Bidding for MIDOR will close in the coming week and Egypt General Petroleum Corporation (EGPC) will pay the full amount without requesting financial assistance from banks, said a senior EGPC official who wished to remain anonymous.

The official said: “MIDOR placed a condition on the contract that gives it a grace period to repay the value of the crude within two months from the date of supply”.

Last week, the Middle East Oil Refinery – MIDOR bid for the monthly purchase of 500,000 barrels of crude oil, which cost approximately $50m.

MIDOR’s refinery capacity in Alexandria stands at approximately 3bn barrels per month; heavy Iraqi Basra crude oil is ideal for MIDOR’s facilities, according to government officials.

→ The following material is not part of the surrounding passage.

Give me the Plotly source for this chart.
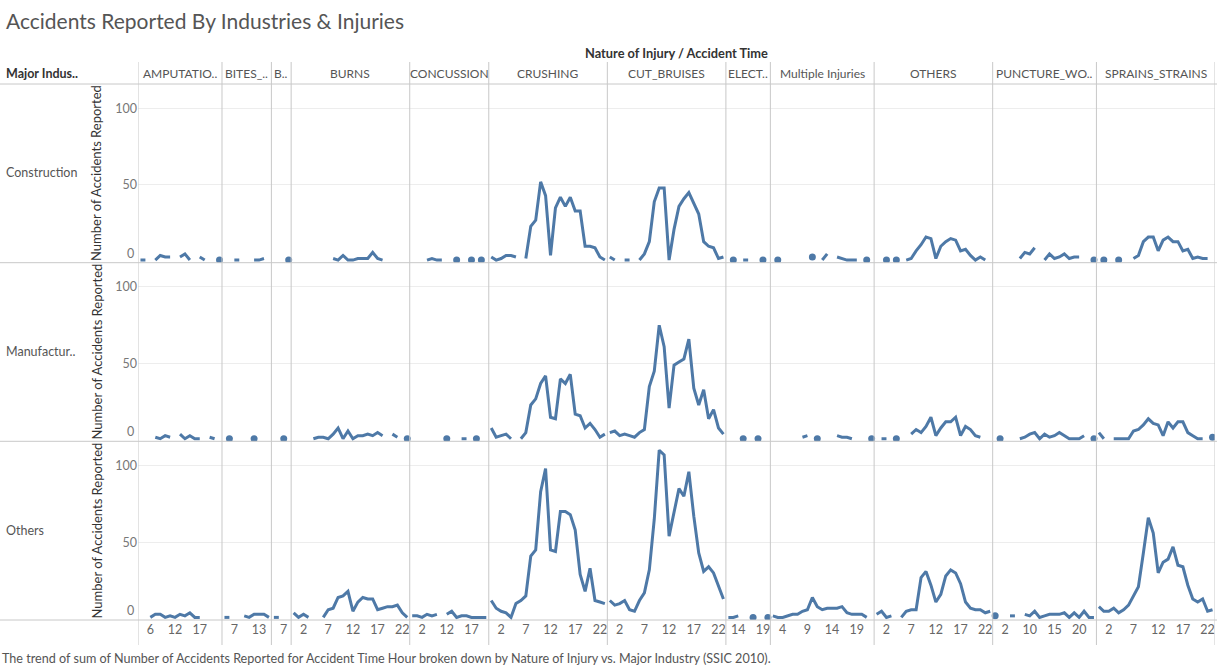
import plotly.graph_objects as go
from plotly.subplots import make_subplots

N = None

# ---------------- data ----------------
industry_labels = ["Construction", "Manufactur..", "Others"]
industries = ["Construction", "Manufacturing", "Others"]

injury_labels = ["AMPUTATIO..", "BITES_..", "B..", "BURNS", "CONCUSSION", "CRUSHING",
                 "CUT_BRUISES", "ELECT..", "Multiple Injuries", "OTHERS",
                 "PUNCTURE_WO..", "SPRAINS_STRAINS"]

y_ticks = [0, 50, 100]

amp_hours = [4, 5, 6, 8, 9, 10, 11, 12, 13, 14, 15, 16, 17, 18, 19, 20, 21]
amp_con = [1, 1, N, 1, 4, 3, 3, N, 3, 5, 1, N, 3, 1, N, N, 1]
amp_man = [N, N, N, 2, 1, 3, 2, N, 4, 1, 3, 1, 1, N, 2, 1, N]
amp_oth = [N, N, 1, 3, 3, 1, 2, 1, 3, 2, 4, 1, 1, N, N, N, N]

bites_hours = [4, 6, 7, 8, 9, 10, 11, 13, 14, 16]
bites_con = [N, N, 1, 1, N, N, 1, 1, 2, N]
bites_man = [N, 1, N, N, N, N, 1, N, N, N]
bites_oth = [1, 1, N, N, 2, 1, 3, 3, 3, 1]

b_hours = [5, 6, 7, 9]
b_con = [N, N, N, 1]
b_man = [N, N, 1, N]
b_oth = [1, 1, N, N]

burns_hours = list(range(24))
burns_con = [N, N, N, N, N, N, N, N, 2, 1, 4, 1, 1, 2, 2, 2, 6, 2, 1, N, N, N, N, N]
burns_man = [N, N, N, N, 1, 2, 2, 1, 4, 8, 1, 6, 1, 3, 3, 4, 3, 5, 3, N, 4, 2, N, 1]
burns_oth = [4, 1, 3, 1, N, N, 1, 6, 7, 14, 15, 18, 5, 11, 14, 13, 13, 6, 7, 8, 8, 9, 4, 1]

conc_hours = [0, 1, 2, 3, 8, 9, 10, 12, 13, 14, 15, 16, 17, 18, 19, 21]
conc_con = [N, N, N, 1, 2, 1, 1, N, N, 1, N, N, 1, N, 1, N]
conc_man = [N, N, N, N, N, N, N, 1, N, N, 1, 1, N, 1, N, N]
conc_oth = [2, 2, 1, 3, 2, 3, N, 3, 5, 1, 2, 2, 1, 1, 1, 1]

crush_hours = list(range(24))
crush_con = [3, 1, 2, 4, 4, 3, N, 2, 23, 27, 52, 43, 4, 35, 42, 36, 42, 33, 33, 10, 10, 9, 3, 1]
crush_man = [8, 2, 3, 4, 1, N, 1, 5, 23, 27, 37, 42, 15, 14, 40, 37, 43, 17, 16, 8, 11, 7, 2, 4]
crush_oth = [12, 7, 5, 4, 1, 10, 12, 15, 41, 45, 83, 98, 45, 44, 70, 70, 68, 58, 29, 18, 33, 12, 11, 10]

cut_hours = list(range(24))
cut_con = [3, 1, N, 1, 1, N, 1, 5, 13, 39, 48, 48, 1, 21, 36, 41, 45, 38, 31, 13, 10, 9, 2, 3]
cut_man = [5, 6, 3, 4, 3, 2, 5, 7, 35, 45, 75, 61, 21, 49, 51, 53, 66, 34, 23, 33, 14, 20, 8, 4]
cut_oth = [12, 9, 10, 12, 6, 5, 12, 17, 32, 65, 110, 107, 54, 70, 85, 80, 96, 67, 43, 31, 34, 30, 21, 13]

elect_hours = [9, 11, 14, 15, 16, 17, 18, 19, 21]
elect_con = [N, 1, N, 1, 1, N, N, 1, N]
elect_man = [N, N, N, 1, N, N, 1, N, N]
elect_oth = [1, 1, 2, N, N, 1, N, N, 1]

multi_hours = list(range(2, 23))
multi_con = [N, 1, N, N, N, N, N, N, 3, N, 1, 5, N, 3, 2, 1, 1, 1, N, 1, N]
multi_man = [N, N, N, N, N, N, 2, 3, N, 1, N, N, N, 3, 2, 2, 1, N, N, N, 1]
multi_oth = [2, 1, 1, 2, 3, 3, 5, 6, 14, 8, 6, 7, 7, 7, 8, 4, 3, 3, 3, 1, N]

others_hours = list(range(24))
others_con = [N, N, 1, N, 1, N, 1, 2, 7, 11, 16, 15, 2, 10, 13, 15, 14, 7, 8, 4, 1, 3, 1, N]
others_man = [N, 1, 1, N, 1, N, N, 4, 7, 5, 9, 15, 3, 8, 12, 12, 15, 3, 9, 7, 3, 2, N, N]
others_oth = [3, 5, 1, 2, N, 1, 5, 6, 6, 27, 31, 22, 11, 16, 28, 32, 30, 23, 11, 7, 6, 6, 4, 5]

punct_hours = [0, 1, 2, 5, 7, 8, 9, 10, 11, 12, 13, 14, 15, 16, 17, 18, 19, 20, 21, 22, 23]
punct_con = [N, N, N, N, N, 2, 6, 5, 9, N, 1, 5, 2, 3, 5, 2, 3, 3, N, N, 1]
punct_man = [N, 1, N, N, N, 1, 2, 4, 5, 1, 4, 2, 3, 5, 3, 1, 1, 1, 3, N, 1]
punct_oth = [2, N, N, 2, 2, N, 3, 2, 5, 1, 2, 3, 3, 3, 4, 1, 4, 1, 5, 1, 1]

sprains_hours = list(range(24))
sprains_con = [N, 1, N, N, 1, N, N, 2, 4, 13, 16, 16, 7, 14, 16, 13, 13, 7, 8, 2, 3, 2, 2, N]
sprains_man = [5, 1, N, 1, 1, 1, 1, 6, 7, 10, 14, 11, 10, 3, 12, 8, 12, 12, 5, 3, 1, 1, N, 2]
sprains_oth = [8, 5, 5, 7, 4, 6, 9, 15, 21, 43, 66, 56, 30, 37, 39, 47, 35, 34, 22, 13, 11, 13, 5, 6]

columns = [
    (amp_hours, [amp_con, amp_man, amp_oth]),
    (bites_hours, [bites_con, bites_man, bites_oth]),
    (b_hours, [b_con, b_man, b_oth]),
    (burns_hours, [burns_con, burns_man, burns_oth]),
    (conc_hours, [conc_con, conc_man, conc_oth]),
    (crush_hours, [crush_con, crush_man, crush_oth]),
    (cut_hours, [cut_con, cut_man, cut_oth]),
    (elect_hours, [elect_con, elect_man, elect_oth]),
    (multi_hours, [multi_con, multi_man, multi_oth]),
    (others_hours, [others_con, others_man, others_oth]),
    (punct_hours, [punct_con, punct_man, punct_oth]),
    (sprains_hours, [sprains_con, sprains_man, sprains_oth]),
]

# ---------------- layout geometry ----------------
W, H = 1217, 668
L, R, T, B = 138, 2, 84, 48
PW, PH = W - L - R, H - T - B
FONT = "Lato"
BLUE = "#4e79a7"
SEP = "#c8c8c8"


def px_x(px):
    return (px - L) / PW


def px_y(py):
    return (H - B - py) / PH


fig = make_subplots(rows=3, cols=1, vertical_spacing=0, shared_xaxes=True)

total_slots = sum(len(h) for h, _ in columns)
offsets = []
o = 0
for h, _ in columns:
    offsets.append(o)
    o += len(h)

for r in range(3):
    xs, ys, txt = [], [], []
    mx, my, mt = [], [], []
    for ci, (hours, rows) in enumerate(columns):
        vals = rows[r]
        off = offsets[ci]
        n = len(hours)
        for i, v in enumerate(vals):
            xs.append(off + i)
            ys.append(v)
            txt.append(f"{injury_labels[ci]}<br>Hour {hours[i]}")
            if v is not None:
                prev_none = i == 0 or vals[i - 1] is None
                next_none = i == n - 1 or vals[i + 1] is None
                if prev_none and next_none:
                    mx.append(off + i)
                    my.append(v)
                    mt.append(f"{injury_labels[ci]}<br>Hour {hours[i]}")
        xs.append(off + n - 0.5)
        ys.append(None)
        txt.append("")
    fig.add_trace(go.Scatter(x=xs, y=ys, mode="lines", connectgaps=False,
                             line=dict(color=BLUE, width=3), text=txt,
                             hovertemplate="%{text}<br>%{y}<extra>" + industries[r] + "</extra>",
                             showlegend=False), row=r + 1, col=1)
    fig.add_trace(go.Scatter(x=mx, y=my, mode="markers",
                             marker=dict(color=BLUE, size=7), text=mt,
                             hovertemplate="%{text}<br>%{y}<extra>" + industries[r] + "</extra>",
                             showlegend=False), row=r + 1, col=1)

# ticks
tickvals, ticktext = [], []
for ci, (hours, _) in enumerate(columns):
    for idx in range(2, len(hours), 5):
        tickvals.append(offsets[ci] + idx)
        ticktext.append(str(hours[idx]))

for r in range(1, 4):
    fig.update_xaxes(range=[-0.5, total_slots - 0.5], showgrid=False, zeroline=False,
                     showline=False, ticks="", showticklabels=(r == 3),
                     tickvals=tickvals, ticktext=ticktext,
                     tickfont=dict(family=FONT, size=12.5, color="#666"),
                     row=r, col=1)
    # the lowest tick label ("0") is drawn separately, lifted above the pane edge like Tableau
    fig.update_yaxes(range=[-0.7, 115.8], tickvals=y_ticks[1:], ticktext=[str(v) for v in y_ticks[1:]],
                     showgrid=True, gridcolor="#ededed", gridwidth=1, zeroline=False,
                     showline=False, ticks="", tickfont=dict(family=FONT, size=12.5, color="#777"),
                     row=r, col=1)

shapes = []
# vertical separators
bounds = [off - 0.5 for off in offsets] + [total_slots - 0.5]
for bx in bounds:
    shapes.append(dict(type="line", xref="x3", yref="paper", x0=bx, x1=bx,
                       y0=px_y(645), y1=px_y(62), line=dict(color=SEP, width=1)))
# horizontal separators
for py in [84, 262.7, 441.3, 620]:
    shapes.append(dict(type="line", xref="paper", yref="paper", x0=px_x(0), x1=px_x(1217),
                       y0=px_y(py), y1=px_y(py), line=dict(color=SEP, width=1)))

annotations = []
annotations.append(dict(text="Accidents Reported By Industries & Injuries", xref="paper", yref="paper",
                        x=px_x(4), y=px_y(20), xanchor="left", yanchor="middle", showarrow=False,
                        font=dict(family=FONT, size=21, color="#555")))
annotations.append(dict(text="<b>Nature of Injury / Accident Time</b>", xref="paper", yref="paper",
                        x=0.5, y=px_y(53), xanchor="center", yanchor="middle", showarrow=False,
                        font=dict(family=FONT, size=12.8, color="#333")))
annotations.append(dict(text="<b>Major Indus..</b>", xref="paper", yref="paper",
                        x=px_x(4), y=px_y(73), xanchor="left", yanchor="middle", showarrow=False,
                        font=dict(family=FONT, size=12.5, color="#333")))
for ci, (hours, _) in enumerate(columns):
    annotations.append(dict(text=injury_labels[ci], xref="x3", yref="paper",
                            x=offsets[ci] + (len(hours) - 1) / 2, y=px_y(73),
                            xanchor="center", yanchor="middle", showarrow=False,
                            font=dict(family=FONT, size=12, color="#555")))
row_centers = [173, 351.5, 530.5]
yrefs = ["y", "y2", "y3"]
for r in range(3):
    annotations.append(dict(text=industry_labels[r], xref="paper", yref="paper",
                            x=px_x(4), y=px_y(row_centers[r]), xanchor="left", yanchor="middle",
                            showarrow=False, font=dict(family=FONT, size=12.5, color="#555")))
    annotations.append(dict(text="Number of Accidents Reported", xref="paper", yref="paper",
                            x=px_x(96), y=px_y(row_centers[r]), xanchor="center", yanchor="middle",
                            textangle=-90, showarrow=False,
                            font=dict(family=FONT, size=13, color="#333")))
    annotations.append(dict(text=str(y_ticks[0]), xref="paper", yref=yrefs[r],
                            x=px_x(135), y=y_ticks[0], xanchor="right", yanchor="bottom",
                            showarrow=False, borderpad=0,
                            font=dict(family=FONT, size=12.5, color="#777")))
annotations.append(dict(text="The trend of sum of Number of Accidents Reported for Accident Time Hour broken down by Nature of Injury vs. Major Industry (SSIC 2010).",
                        xref="paper", yref="paper", x=px_x(0), y=px_y(658), xanchor="left",
                        yanchor="middle", showarrow=False,
                        font=dict(family=FONT, size=12.6, color="#555")))

fig.update_layout(width=W, height=H, margin=dict(l=L, r=R, t=T, b=B),
                  plot_bgcolor="white", paper_bgcolor="white",
                  font=dict(family=FONT), shapes=shapes, annotations=annotations,
                  showlegend=False)

fig.write_html("out.html", config={"displayModeBar": False},
               post_script="document.body.style.margin='0';document.body.style.overflow='hidden';")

The facility currently refines about 2m barrels per month. The Sudanese agreed to supply 600,000 barrels of crude oil from Iraq starting next June, which will be returned to Sudan once they have been refined at the end of this year. MIDOR will receive a commission for each barrel of crude oil it refines.

The crude oil will be stored in SUMED’s repositories, and infused with petroleum products taken entirely from the local market, according to official statements from MIDOR.

Officials said that the rate of production of diesel will increase to 6,000 tonnes per day compared to its current capacity of about 4,000 tonnes. The increase will take place after the arrival of Iraqi crude oil and chemicals.

MIDOR is currently conducting detailed economic studies to invest $1.18bn to raise the refining capacity to 4.6m barrels per month.

The company is currently negotiating with a number of local and international banks to finance the project, and has received offers from several banks to help finance new expansions.

An increase in refining capacity by 60% would raise the annual production capacity of diesel fuel by 50%, and thus reaching approximately 4m tonnes. It would cause a 37% increase in butane capacity, an increase of 240,000 tonnes. Likewise, high-octane gasoline would reach 1.3m tonnes, an increase of 18%, and aviation fuel would reach 1.2m tonnes, an increase of 35%.

MIDOR, located on Egypt’s shoreline along the Mediterranean Sea, is the largest and most modern of Egypt’s eight refineries. EGPC, ENPPI, and Petrojet own 98% of the company.